Audiobook Price Calculator
Calculate cost per hour, compare subscription vs. buying, evaluate credit value, and find the smartest way to spend your audiobook budget.
💸 Calculate Audiobook Value
Choose a calculator module below — each one answers a different audiobook pricing question.
The Audiobook Price Calculator — Stop Overpaying and Start Listening Smarter
I spent the first three years of my audiobook life doing something remarkably foolish: buying whatever book I wanted to listen to without thinking about value even once. A $34.99 audiobook? Sure. A $29.99 eight-hour thriller? Why not. I was deep enough in the listening habit to justify any price — or so I told myself. It wasn’t until I sat down one evening and actually calculated what I’d spent on audiobooks over a single year that the number hit me like a cold splash of water.

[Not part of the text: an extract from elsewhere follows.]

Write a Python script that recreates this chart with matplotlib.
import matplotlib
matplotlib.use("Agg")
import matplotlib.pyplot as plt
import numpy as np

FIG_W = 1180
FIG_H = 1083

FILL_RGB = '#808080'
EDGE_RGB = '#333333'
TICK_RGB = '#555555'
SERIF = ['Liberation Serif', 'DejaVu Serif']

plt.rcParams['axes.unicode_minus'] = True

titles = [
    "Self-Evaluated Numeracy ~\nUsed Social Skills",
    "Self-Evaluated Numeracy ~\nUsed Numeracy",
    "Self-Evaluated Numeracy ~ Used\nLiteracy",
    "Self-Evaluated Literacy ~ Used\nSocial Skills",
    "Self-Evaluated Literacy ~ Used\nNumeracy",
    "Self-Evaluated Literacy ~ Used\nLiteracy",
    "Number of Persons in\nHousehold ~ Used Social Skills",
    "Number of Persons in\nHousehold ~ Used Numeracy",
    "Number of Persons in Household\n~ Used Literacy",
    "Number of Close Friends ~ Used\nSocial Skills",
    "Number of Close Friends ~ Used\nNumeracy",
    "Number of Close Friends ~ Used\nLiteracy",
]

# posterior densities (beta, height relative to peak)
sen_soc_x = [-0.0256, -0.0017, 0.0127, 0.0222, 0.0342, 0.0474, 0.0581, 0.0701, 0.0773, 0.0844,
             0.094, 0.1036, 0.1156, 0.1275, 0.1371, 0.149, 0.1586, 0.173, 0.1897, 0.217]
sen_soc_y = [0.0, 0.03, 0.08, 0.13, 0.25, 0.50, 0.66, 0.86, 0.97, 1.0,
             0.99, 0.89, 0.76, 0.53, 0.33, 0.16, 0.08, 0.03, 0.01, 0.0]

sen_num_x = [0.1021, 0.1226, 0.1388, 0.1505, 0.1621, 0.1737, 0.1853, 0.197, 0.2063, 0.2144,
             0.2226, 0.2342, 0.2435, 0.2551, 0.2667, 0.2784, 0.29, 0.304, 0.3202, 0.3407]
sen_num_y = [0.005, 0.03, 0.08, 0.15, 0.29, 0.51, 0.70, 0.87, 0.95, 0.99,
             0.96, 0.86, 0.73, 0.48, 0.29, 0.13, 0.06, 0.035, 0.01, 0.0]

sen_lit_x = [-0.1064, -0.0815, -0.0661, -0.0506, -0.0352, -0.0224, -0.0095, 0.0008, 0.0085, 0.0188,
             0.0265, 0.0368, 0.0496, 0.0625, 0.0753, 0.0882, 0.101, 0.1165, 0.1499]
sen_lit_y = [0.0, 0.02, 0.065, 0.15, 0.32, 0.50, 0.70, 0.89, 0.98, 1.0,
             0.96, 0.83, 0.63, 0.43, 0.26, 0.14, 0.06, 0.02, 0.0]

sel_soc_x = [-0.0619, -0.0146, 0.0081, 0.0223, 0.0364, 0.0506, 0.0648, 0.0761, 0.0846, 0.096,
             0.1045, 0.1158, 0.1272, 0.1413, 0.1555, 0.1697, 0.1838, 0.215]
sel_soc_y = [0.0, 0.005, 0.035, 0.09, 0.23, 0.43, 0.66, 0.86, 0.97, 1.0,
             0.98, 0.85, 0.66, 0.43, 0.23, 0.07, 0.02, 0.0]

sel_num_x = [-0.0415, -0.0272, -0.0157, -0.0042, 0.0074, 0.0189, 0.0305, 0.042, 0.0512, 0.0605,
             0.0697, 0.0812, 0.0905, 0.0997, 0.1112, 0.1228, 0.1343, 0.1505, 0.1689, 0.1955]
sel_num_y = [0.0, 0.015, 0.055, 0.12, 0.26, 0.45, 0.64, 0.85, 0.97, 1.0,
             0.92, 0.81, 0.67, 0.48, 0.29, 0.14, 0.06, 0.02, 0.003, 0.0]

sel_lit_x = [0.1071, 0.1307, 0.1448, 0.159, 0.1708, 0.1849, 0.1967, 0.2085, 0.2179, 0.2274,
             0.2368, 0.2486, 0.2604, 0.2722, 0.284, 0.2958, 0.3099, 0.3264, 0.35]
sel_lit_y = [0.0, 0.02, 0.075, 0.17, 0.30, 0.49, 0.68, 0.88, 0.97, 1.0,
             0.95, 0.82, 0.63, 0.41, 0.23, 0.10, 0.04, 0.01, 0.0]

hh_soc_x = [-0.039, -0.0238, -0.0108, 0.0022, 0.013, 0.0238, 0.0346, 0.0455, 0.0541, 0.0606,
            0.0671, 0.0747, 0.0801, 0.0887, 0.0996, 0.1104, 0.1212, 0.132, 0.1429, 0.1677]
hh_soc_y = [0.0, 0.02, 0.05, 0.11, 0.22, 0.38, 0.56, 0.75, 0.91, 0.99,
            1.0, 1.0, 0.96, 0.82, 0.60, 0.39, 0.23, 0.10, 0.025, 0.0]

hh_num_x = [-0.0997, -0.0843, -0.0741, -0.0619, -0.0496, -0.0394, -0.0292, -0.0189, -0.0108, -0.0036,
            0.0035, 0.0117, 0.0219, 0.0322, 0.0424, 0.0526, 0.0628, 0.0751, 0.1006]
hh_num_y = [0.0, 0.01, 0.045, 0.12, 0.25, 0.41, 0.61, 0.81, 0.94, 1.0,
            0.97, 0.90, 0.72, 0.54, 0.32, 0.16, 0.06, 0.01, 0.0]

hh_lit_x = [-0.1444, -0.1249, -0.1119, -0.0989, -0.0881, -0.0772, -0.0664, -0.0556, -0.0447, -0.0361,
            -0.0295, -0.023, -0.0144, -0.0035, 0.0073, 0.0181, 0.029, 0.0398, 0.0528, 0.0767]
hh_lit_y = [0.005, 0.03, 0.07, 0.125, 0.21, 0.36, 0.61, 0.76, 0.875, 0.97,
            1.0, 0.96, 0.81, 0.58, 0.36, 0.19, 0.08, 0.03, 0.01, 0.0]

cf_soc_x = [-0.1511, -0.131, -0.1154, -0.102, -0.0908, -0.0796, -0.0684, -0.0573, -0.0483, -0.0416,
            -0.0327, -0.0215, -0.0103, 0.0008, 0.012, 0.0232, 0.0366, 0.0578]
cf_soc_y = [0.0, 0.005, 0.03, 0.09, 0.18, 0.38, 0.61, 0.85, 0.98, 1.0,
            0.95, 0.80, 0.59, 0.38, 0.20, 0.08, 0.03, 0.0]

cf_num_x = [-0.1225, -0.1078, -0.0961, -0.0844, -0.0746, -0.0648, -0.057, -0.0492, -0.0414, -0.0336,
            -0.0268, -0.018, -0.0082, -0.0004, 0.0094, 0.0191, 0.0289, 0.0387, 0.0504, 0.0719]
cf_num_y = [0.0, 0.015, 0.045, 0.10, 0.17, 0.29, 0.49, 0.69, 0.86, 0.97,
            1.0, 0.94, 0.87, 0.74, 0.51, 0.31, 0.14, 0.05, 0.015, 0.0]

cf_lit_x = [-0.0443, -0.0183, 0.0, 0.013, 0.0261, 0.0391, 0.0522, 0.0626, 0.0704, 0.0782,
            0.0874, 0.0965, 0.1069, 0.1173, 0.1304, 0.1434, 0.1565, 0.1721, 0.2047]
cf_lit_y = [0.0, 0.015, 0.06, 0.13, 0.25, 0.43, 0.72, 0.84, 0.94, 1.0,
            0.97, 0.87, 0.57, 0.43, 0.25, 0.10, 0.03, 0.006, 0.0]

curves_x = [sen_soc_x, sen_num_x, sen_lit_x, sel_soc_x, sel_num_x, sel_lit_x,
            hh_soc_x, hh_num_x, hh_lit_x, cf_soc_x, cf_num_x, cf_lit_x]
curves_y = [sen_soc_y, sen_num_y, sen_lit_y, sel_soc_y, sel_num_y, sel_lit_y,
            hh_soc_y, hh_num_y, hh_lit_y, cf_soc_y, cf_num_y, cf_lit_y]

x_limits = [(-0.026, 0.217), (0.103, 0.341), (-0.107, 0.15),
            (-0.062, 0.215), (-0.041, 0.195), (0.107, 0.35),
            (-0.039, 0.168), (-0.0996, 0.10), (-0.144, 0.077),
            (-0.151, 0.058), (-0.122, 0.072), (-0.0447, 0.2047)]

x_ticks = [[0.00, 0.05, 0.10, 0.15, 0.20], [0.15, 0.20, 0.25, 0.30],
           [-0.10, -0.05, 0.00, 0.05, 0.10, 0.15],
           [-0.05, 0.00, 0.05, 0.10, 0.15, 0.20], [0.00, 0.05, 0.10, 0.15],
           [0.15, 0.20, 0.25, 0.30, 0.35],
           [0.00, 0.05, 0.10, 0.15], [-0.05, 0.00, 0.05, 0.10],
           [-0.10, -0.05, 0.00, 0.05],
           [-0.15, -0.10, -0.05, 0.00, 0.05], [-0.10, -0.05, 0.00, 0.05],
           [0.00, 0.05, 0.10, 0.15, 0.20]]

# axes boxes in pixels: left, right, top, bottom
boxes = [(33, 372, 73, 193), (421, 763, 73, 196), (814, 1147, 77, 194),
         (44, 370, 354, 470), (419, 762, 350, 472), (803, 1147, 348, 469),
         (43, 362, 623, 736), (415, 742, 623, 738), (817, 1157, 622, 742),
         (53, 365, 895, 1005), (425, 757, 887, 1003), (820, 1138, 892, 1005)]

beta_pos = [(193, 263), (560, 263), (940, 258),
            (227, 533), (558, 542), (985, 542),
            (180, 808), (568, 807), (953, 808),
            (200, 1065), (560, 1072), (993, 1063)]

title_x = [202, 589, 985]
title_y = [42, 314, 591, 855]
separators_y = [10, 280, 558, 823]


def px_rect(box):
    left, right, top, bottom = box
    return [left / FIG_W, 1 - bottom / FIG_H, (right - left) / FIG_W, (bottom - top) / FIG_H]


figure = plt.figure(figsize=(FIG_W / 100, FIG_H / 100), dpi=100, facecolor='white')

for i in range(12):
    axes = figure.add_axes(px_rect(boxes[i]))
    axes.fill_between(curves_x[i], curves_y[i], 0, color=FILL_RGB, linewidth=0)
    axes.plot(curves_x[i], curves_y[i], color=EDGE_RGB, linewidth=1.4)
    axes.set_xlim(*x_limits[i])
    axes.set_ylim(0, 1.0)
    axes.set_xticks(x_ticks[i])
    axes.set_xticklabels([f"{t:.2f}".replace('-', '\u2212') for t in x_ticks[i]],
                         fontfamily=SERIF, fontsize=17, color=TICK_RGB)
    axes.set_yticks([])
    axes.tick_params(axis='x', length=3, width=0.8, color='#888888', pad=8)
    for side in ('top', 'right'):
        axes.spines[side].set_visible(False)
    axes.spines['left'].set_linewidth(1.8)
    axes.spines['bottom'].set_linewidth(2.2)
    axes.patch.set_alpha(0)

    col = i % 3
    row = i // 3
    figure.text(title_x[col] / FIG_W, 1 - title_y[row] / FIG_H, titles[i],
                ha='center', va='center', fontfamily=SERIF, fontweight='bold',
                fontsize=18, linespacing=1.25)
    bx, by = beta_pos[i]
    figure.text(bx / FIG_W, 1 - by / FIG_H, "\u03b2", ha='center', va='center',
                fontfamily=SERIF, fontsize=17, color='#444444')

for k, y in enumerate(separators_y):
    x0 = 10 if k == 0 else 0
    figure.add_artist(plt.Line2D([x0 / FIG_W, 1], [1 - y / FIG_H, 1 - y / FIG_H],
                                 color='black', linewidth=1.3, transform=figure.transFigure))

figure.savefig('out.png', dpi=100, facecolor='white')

The total came to just over $680 for 28 books. That works out to more than $24 per book — for content I would never re-listen to more than once.
That uncomfortable evening became the foundation for how I approach audiobook pricing today. I now evaluate every single purchase through the lens of cost per hour — a metric so simple and so clarifying that I genuinely cannot understand why it isn’t displayed by default on every audiobook platform. This calculator puts that metric — and several others — right in your hands.
💡 The golden benchmark: A cost per hour under $2.00 represents excellent audiobook value by any standard. Between $2.00 and $3.50 is fair. Above $3.50 per hour, you should seriously consider whether a subscription credit, library option, or a different platform would serve you better.
What Is an Audiobook Price Calculator — And What Can It Tell You?
An audiobook price calculator is a multi-function tool that analyses the financial value of audiobook purchases from several angles. Unlike a simple “how much does this cost?” question, intelligent audiobook pricing involves at least four distinct calculations — and our calculator handles all of them through four dedicated modules.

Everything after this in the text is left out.